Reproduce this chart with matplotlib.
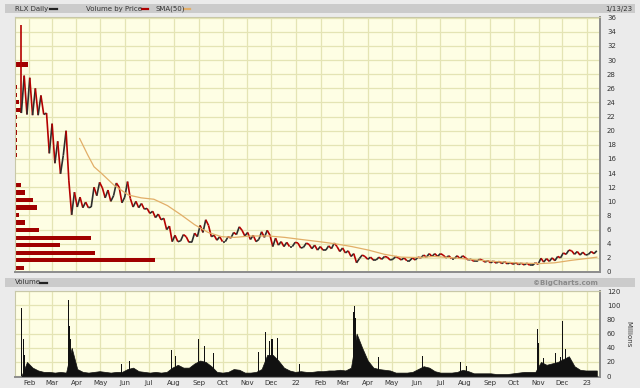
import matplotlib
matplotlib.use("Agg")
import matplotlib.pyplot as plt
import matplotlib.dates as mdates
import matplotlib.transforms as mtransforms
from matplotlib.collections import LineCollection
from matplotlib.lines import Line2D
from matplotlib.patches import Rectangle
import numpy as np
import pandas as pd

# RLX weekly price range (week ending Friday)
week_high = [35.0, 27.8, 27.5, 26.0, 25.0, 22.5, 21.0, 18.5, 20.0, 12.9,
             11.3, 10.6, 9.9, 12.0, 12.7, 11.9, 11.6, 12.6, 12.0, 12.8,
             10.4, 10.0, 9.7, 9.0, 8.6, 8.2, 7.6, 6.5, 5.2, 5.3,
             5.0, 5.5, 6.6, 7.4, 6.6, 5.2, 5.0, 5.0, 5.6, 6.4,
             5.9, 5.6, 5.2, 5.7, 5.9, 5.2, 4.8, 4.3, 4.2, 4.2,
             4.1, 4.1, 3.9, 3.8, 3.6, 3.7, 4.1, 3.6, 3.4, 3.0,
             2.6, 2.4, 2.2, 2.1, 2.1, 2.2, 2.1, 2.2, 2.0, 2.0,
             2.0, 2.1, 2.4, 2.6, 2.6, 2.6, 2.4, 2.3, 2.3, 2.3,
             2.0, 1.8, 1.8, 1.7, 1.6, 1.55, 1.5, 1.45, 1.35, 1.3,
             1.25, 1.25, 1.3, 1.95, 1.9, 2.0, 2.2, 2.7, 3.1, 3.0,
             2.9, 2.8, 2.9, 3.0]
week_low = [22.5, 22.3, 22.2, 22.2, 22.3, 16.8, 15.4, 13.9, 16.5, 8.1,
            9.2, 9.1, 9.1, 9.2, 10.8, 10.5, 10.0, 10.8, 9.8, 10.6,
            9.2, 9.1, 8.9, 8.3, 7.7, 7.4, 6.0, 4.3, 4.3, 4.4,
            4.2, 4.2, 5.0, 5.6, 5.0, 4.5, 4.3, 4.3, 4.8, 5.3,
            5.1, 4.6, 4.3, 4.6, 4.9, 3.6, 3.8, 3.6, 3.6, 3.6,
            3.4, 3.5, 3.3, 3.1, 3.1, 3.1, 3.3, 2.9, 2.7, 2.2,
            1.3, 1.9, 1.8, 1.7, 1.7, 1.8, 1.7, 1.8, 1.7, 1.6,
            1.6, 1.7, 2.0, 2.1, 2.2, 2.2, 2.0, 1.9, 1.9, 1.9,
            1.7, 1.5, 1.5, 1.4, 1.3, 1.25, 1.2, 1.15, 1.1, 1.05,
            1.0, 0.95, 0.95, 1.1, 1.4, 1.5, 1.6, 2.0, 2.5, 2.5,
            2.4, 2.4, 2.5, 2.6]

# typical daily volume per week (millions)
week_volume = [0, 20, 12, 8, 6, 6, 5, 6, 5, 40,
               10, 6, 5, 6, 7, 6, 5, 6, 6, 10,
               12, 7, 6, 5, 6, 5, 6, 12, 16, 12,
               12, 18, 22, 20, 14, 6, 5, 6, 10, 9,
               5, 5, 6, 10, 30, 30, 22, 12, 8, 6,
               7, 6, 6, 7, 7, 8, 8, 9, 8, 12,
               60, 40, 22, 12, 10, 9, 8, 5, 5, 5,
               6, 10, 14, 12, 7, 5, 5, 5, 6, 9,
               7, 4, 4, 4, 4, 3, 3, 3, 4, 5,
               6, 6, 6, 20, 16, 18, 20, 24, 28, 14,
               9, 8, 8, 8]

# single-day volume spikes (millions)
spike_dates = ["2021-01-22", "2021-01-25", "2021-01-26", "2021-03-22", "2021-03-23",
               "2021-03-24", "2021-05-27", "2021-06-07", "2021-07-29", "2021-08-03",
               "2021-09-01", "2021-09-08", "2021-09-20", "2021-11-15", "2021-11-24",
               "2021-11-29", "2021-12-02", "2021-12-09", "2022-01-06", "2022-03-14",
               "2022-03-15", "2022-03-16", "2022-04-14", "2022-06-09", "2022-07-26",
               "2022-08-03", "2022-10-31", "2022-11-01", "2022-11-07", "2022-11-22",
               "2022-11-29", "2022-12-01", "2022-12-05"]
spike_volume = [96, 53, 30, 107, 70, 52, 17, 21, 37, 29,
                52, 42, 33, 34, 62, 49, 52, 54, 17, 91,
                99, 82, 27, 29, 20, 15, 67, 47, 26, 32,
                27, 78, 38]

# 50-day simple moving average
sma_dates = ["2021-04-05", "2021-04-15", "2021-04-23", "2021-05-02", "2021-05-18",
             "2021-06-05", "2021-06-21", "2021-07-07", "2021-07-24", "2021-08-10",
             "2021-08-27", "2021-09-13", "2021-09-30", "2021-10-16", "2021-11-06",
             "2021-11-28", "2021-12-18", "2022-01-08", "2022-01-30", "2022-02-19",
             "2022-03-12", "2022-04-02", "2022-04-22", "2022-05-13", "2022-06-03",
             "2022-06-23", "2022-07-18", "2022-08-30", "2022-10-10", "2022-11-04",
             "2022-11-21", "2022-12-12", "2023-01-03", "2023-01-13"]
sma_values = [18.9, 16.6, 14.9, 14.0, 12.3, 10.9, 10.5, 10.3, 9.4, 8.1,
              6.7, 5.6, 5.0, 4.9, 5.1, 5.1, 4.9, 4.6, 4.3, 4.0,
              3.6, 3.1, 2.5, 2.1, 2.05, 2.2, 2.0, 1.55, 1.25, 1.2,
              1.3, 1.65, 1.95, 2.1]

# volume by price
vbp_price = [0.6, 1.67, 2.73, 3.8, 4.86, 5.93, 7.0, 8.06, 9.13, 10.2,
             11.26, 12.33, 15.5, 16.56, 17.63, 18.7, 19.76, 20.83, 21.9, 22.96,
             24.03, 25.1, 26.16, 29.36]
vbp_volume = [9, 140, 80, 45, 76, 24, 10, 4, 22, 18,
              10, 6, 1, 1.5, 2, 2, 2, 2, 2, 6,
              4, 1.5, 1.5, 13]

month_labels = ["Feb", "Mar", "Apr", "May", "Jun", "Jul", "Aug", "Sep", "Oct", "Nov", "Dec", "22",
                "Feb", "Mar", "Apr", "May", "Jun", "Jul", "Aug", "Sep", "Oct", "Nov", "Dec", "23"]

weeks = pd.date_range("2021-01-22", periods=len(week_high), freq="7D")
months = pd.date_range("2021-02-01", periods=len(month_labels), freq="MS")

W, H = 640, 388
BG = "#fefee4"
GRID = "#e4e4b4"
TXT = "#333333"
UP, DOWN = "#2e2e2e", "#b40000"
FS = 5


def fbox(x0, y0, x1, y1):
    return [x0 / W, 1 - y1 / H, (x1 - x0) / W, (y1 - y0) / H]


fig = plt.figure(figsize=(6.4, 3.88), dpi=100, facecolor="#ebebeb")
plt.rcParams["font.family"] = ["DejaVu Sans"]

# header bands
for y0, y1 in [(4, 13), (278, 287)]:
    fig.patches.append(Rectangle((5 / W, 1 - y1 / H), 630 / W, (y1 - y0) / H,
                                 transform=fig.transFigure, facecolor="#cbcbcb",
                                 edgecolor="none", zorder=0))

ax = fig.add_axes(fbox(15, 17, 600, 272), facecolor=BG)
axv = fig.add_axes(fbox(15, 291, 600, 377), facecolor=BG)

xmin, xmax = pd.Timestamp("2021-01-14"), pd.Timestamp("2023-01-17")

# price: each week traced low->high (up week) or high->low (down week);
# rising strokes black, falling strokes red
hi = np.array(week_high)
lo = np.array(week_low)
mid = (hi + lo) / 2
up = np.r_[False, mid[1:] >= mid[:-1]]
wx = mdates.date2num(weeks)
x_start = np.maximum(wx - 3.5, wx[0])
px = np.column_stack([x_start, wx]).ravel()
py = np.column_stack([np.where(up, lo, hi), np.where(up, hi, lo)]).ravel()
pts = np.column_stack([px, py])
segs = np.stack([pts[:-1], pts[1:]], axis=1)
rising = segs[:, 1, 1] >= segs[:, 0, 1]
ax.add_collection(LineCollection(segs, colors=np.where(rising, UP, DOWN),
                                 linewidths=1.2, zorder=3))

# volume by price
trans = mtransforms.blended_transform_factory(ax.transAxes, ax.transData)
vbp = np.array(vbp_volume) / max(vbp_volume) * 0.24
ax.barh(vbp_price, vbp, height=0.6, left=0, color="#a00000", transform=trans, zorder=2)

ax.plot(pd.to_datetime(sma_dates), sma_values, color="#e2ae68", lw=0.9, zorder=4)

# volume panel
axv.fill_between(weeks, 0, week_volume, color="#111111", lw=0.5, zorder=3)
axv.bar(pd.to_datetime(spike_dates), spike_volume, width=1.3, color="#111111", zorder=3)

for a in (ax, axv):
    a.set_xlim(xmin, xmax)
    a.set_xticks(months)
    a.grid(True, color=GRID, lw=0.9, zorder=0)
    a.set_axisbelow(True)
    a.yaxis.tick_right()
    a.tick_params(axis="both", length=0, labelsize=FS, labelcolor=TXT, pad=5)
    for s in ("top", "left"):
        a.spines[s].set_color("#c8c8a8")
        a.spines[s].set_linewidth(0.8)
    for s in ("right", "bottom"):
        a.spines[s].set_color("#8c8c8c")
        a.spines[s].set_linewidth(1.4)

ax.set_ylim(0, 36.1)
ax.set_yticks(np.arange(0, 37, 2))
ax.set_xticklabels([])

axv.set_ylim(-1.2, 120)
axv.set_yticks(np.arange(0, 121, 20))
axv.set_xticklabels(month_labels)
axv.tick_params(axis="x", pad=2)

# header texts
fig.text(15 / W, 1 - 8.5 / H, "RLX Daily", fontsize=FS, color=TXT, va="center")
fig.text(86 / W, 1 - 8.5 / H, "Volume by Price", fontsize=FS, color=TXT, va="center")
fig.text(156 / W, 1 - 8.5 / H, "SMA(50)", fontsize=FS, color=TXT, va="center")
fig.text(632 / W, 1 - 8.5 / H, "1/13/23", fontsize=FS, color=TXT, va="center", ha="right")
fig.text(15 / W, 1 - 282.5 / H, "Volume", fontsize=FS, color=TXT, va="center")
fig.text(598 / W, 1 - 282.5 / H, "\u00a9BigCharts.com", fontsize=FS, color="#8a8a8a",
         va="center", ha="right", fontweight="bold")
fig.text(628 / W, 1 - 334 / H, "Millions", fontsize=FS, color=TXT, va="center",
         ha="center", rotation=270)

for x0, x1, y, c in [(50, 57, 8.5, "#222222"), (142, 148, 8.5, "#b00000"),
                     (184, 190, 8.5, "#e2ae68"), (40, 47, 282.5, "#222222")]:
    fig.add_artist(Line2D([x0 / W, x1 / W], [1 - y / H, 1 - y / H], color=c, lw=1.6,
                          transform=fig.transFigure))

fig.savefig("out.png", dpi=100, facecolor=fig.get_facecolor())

* * *

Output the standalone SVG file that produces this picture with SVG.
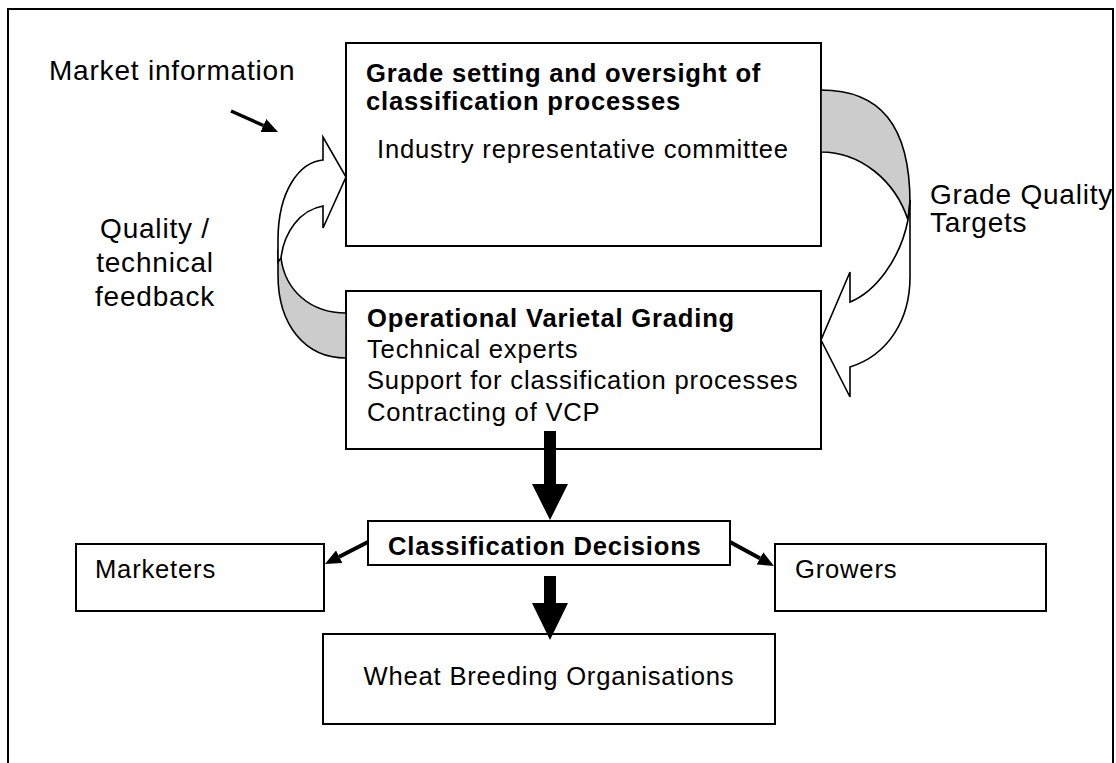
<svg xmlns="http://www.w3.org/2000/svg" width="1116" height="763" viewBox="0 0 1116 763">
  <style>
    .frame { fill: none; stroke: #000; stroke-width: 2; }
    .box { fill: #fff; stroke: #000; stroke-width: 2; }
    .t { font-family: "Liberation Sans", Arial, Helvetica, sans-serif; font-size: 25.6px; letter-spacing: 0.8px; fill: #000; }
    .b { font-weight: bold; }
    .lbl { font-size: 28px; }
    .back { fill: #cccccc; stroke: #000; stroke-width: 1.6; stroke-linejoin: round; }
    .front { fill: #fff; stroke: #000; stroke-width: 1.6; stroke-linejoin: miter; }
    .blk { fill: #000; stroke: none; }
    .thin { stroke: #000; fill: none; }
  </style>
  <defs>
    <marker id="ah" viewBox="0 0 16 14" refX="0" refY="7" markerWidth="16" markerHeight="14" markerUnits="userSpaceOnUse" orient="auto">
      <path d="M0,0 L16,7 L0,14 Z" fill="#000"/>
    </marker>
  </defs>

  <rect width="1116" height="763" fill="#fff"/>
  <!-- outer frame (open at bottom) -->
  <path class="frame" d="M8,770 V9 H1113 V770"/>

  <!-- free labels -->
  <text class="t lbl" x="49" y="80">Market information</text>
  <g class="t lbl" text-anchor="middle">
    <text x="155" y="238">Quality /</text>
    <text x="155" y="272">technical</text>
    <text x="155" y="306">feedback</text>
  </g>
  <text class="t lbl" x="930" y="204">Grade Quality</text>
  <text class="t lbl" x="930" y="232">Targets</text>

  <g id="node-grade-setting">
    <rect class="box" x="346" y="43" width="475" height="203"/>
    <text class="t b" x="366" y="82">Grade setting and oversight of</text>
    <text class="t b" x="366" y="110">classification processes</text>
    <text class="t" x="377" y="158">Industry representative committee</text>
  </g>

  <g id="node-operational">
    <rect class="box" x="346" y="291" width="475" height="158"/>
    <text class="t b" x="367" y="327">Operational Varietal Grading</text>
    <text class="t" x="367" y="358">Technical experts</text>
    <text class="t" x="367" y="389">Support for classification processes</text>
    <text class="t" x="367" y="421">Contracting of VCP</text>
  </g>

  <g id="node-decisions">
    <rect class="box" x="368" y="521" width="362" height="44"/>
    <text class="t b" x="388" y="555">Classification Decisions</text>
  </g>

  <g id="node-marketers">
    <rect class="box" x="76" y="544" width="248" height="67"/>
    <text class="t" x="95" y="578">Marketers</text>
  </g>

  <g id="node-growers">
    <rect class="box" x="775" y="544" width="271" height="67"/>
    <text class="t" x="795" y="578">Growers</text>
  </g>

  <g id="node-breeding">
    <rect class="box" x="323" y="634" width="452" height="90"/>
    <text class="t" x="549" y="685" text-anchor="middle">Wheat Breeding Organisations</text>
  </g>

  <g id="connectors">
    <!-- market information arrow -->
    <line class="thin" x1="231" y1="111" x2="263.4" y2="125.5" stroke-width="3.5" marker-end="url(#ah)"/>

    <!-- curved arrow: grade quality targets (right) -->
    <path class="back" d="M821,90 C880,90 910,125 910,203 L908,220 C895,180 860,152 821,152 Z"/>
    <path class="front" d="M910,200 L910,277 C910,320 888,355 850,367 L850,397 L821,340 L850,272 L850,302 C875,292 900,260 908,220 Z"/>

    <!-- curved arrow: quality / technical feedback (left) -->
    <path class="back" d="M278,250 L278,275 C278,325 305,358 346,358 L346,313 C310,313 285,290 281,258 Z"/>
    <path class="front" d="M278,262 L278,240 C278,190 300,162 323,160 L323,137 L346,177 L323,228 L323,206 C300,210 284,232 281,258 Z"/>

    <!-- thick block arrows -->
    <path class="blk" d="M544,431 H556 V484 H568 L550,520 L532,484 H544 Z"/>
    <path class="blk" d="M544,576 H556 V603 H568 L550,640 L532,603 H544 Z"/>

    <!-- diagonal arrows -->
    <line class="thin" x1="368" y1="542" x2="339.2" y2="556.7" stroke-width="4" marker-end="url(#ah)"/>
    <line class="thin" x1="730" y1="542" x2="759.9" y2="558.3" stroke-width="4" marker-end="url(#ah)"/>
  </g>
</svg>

> [Goal of the exercise]:
From the listing above, pick out each line where the word "with" appears.

> [Result for this exercise]:
Reproduce this chart with matplotlib.
Output the standalone SVG file that produces this picture with SVG.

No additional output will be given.